In the month of May, is there evidence to suggest that the average minimum daily temperature in Hyderabad exceeds 20°C, which is considered a threshold for initiating preventive measures against heat-related issues?

Null Hypothesis (H0): The mean of temp_min in Hyderabad for May is less than or equal to 20°C.

Alternative Hypothesis (H1): The mean of temp_min in Hyderabad for May is greater than 20°C.

# Extracting the data for Hyderabad in May
hyderabad_may_data <- my_data %>%
  filter(District == "Hyderabad", format(Date, "%Y-%m") == "2018-05")
  

# Performing one-sample t-test
t_test_result <- t.test(hyderabad_may_data$temp_min, mu = 20, alternative = "greater")


alpha <- 0.05

# Printing  the results
cat("T-Test Results:\n")

## T-Test Results:

cat("p-value:", t_test_result$p.value, "\n")

## p-value: 7.456806e-306

cat("Mean temperature (temp_min) for Hyderabad in May:", mean(hyderabad_may_data$temp_min), "°C\n")
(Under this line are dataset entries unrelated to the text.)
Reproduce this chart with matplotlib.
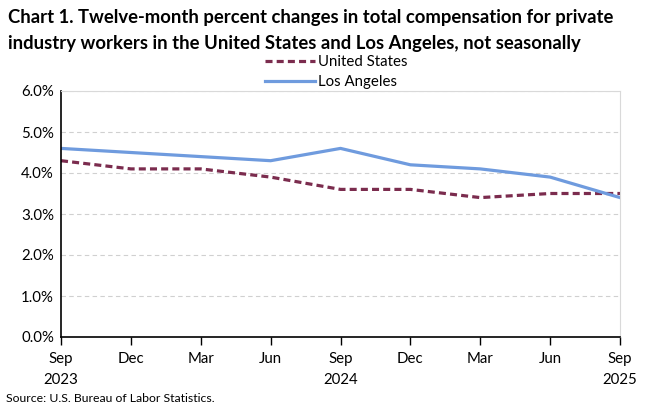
import matplotlib.pyplot as plt
from matplotlib.ticker import FuncFormatter

months = ["Sep\n2023", "Dec", "Mar", "Jun", "Sep\n2024", "Dec", "Mar", "Jun", "Sep\n2025"]
us = [4.3, 4.1, 4.1, 3.9, 3.6, 3.6, 3.4, 3.5, 3.5]
la = [4.6, 4.5, 4.4, 4.3, 4.6, 4.2, 4.1, 3.9, 3.4]

plt.rcParams['font.family'] = ['Lato', 'DejaVu Sans']

fig = plt.figure(figsize=(6.52, 4.07), dpi=100)
ax = fig.add_axes([61 / 652, 1 - 337 / 407, (620 - 61) / 652, (337 - 91) / 407])

x = list(range(len(months)))
ax.plot(x, us, color="#7B2C4E", lw=2.3, ls=(0, (2.2, 1.3)), label="United States")
ax.plot(x, la, color="#6F9BDE", lw=2.3, label="Los Angeles")

ax.set_xlim(0, len(months) - 1)
ax.set_ylim(0, 6)
ax.set_yticks([0, 1, 2, 3, 4, 5, 6])
ax.yaxis.set_major_formatter(FuncFormatter(lambda v, p: f"{v:.1f}%"))
ax.set_xticks(x)
ax.set_xticklabels(months, fontsize=10.8, linespacing=1.65)
ax.tick_params(axis='y', length=0, labelsize=10.8, pad=5)
ax.tick_params(axis='x', length=6, width=1, direction='out', pad=5)
ax.grid(axis='y', color="#D0D0D0", ls=(0, (4, 3)), lw=0.8)

for s in ['top', 'right']:
    ax.spines[s].set_color("#D9D9D9")
for s in ['left', 'bottom']:
    ax.spines[s].set_color("black")
    ax.spines[s].set_linewidth(1.2)

fig.text(8 / 652, 1 - 18 / 407, "Chart 1. Twelve-month percent changes in total compensation for private",
         fontsize=13.3, fontweight='bold', va='center', ha='left')
fig.text(8 / 652, 1 - 43 / 407, "industry workers in the United States and Los Angeles, not seasonally",
         fontsize=13.3, fontweight='bold', va='center', ha='left')

fig.legend(loc='center', bbox_to_anchor=(336 / 652, 1 - 72 / 407), frameon=False,
           fontsize=10.8, handlelength=3.3, handletextpad=0.2, labelspacing=0.4,
           borderpad=0)

fig.text(6 / 652, 1 - 398 / 407, "Source: U.S. Bureau of Labor Statistics.", fontsize=8.8, va='center', ha='left')

fig.savefig("out.png", dpi=100)
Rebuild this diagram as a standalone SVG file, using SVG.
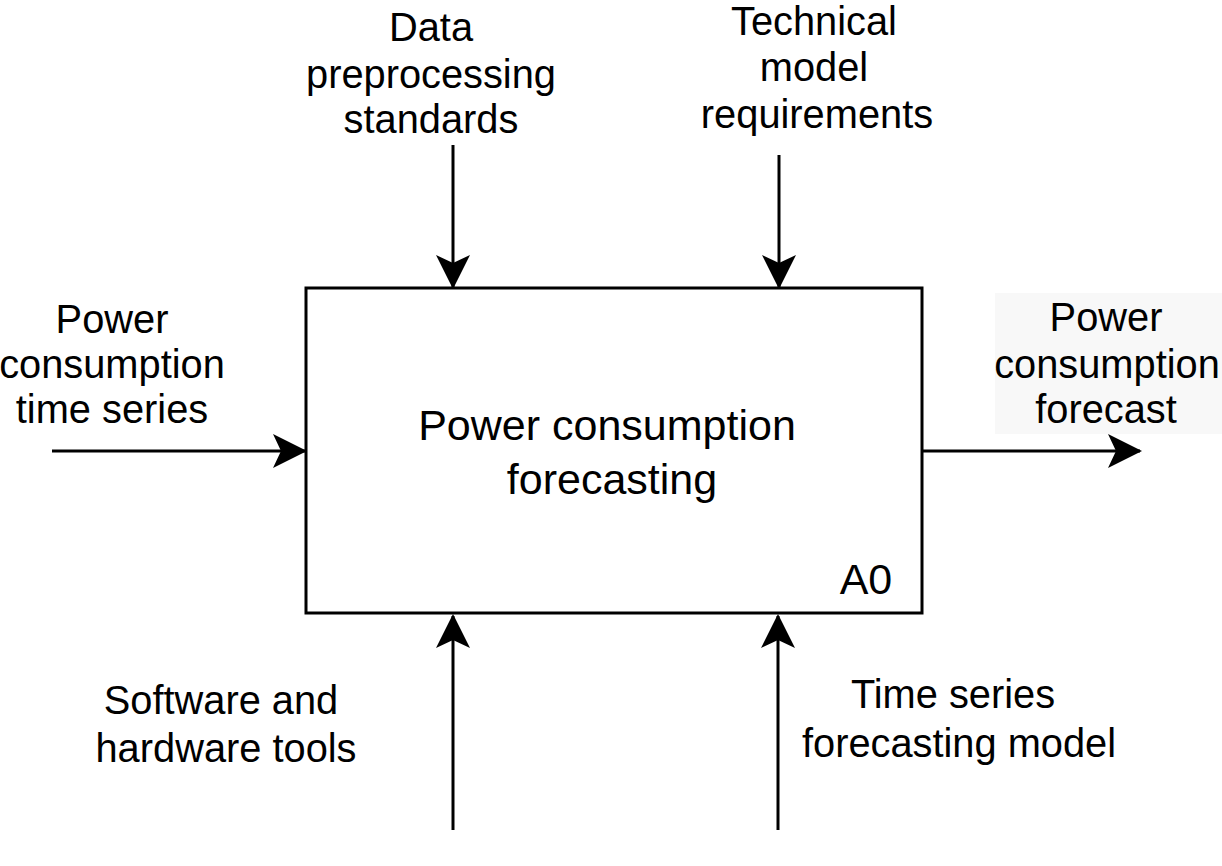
<svg xmlns="http://www.w3.org/2000/svg" width="1222" height="866" viewBox="0 0 1222 866">
<style>
.t{font-family:"Liberation Sans",Arial,sans-serif;font-size:39.8px;fill:#000;text-anchor:middle}
.m{font-size:43px}
.ln{stroke:#000;stroke-width:3;fill:none}
</style>
<defs>
<marker id="ah" viewBox="0 0 34 34" refX="32" refY="17" markerWidth="34" markerHeight="34" markerUnits="userSpaceOnUse" orient="auto">
<path d="M0,0 L34,17 L0,34 L8,17 Z" fill="#000"/>
</marker>
</defs>
<rect width="1222" height="866" fill="#fff"/>
<g id="node-a0">
<rect x="306" y="288" width="616" height="325" fill="#fff" stroke="#000" stroke-width="3"/>
<text class="t m" x="607" y="440">Power consumption</text>
<text class="t m" x="612" y="494">forecasting</text>
<text class="t m" x="866" y="594">A0</text>
</g>
<g id="label-input">
<text class="t" x="112" y="333">Power</text>
<text class="t" x="112" y="378">consumption</text>
<text class="t" x="112" y="423">time series</text>
</g>
<g id="label-output">
<rect x="995" y="293" width="227" height="141" fill="#f8f8f8"/>
<text class="t" x="1106" y="331">Power</text>
<text class="t" x="1107" y="378">consumption</text>
<text class="t" x="1106" y="423">forecast</text>
</g>
<g id="label-control1">
<text class="t" x="431" y="41">Data</text>
<text class="t" x="431" y="88">preprocessing</text>
<text class="t" x="431" y="133">standards</text>
</g>
<g id="label-control2">
<text class="t" x="814" y="35">Technical</text>
<text class="t" x="814" y="81">model</text>
<text class="t" x="817" y="128">requirements</text>
</g>
<g id="label-mech1">
<text class="t" x="221" y="714">Software and</text>
<text class="t" x="226" y="762">hardware tools</text>
</g>
<g id="label-mech2">
<text class="t" x="953" y="708">Time series</text>
<text class="t" x="959" y="757">forecasting model</text>
</g>
<g id="connectors">
<line class="ln" x1="453" y1="145" x2="453" y2="287" marker-end="url(#ah)"/>
<line class="ln" x1="779" y1="155" x2="779" y2="287" marker-end="url(#ah)"/>
<line class="ln" x1="52" y1="451" x2="305" y2="451" marker-end="url(#ah)"/>
<line class="ln" x1="922" y1="451" x2="1140" y2="451" marker-end="url(#ah)"/>
<line class="ln" x1="453" y1="830" x2="453" y2="616" marker-end="url(#ah)"/>
<line class="ln" x1="778" y1="830" x2="778" y2="616" marker-end="url(#ah)"/>
</g>
</svg>
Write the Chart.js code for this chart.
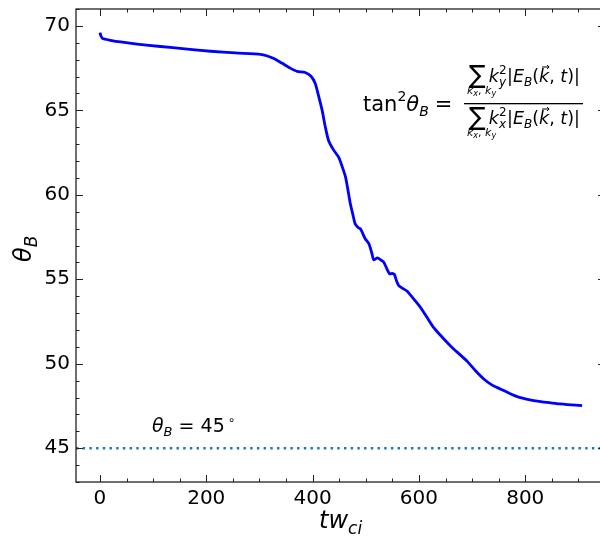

## Mean temperature (temp_min) for Hyderabad in May: 27.7259 °C

# Checking if the p-value is less than the significance level
if (t_test_result$p.value < alpha) {
  cat("Result: Reject the null hypothesis. There is enough evidence to suggest that the mean temp_min in Hyderabad for May is greater than 20°C.\n")
} else {
  cat("Result: Fail to reject the null hypothesis. There is not enough evidence to suggest that the mean temp_min in Hyderabad for May is greater than 20°C.\n")
}

## Result: Reject the null hypothesis. There is enough evidence to suggest that the mean temp_min in Hyderabad for May is greater than 20°C.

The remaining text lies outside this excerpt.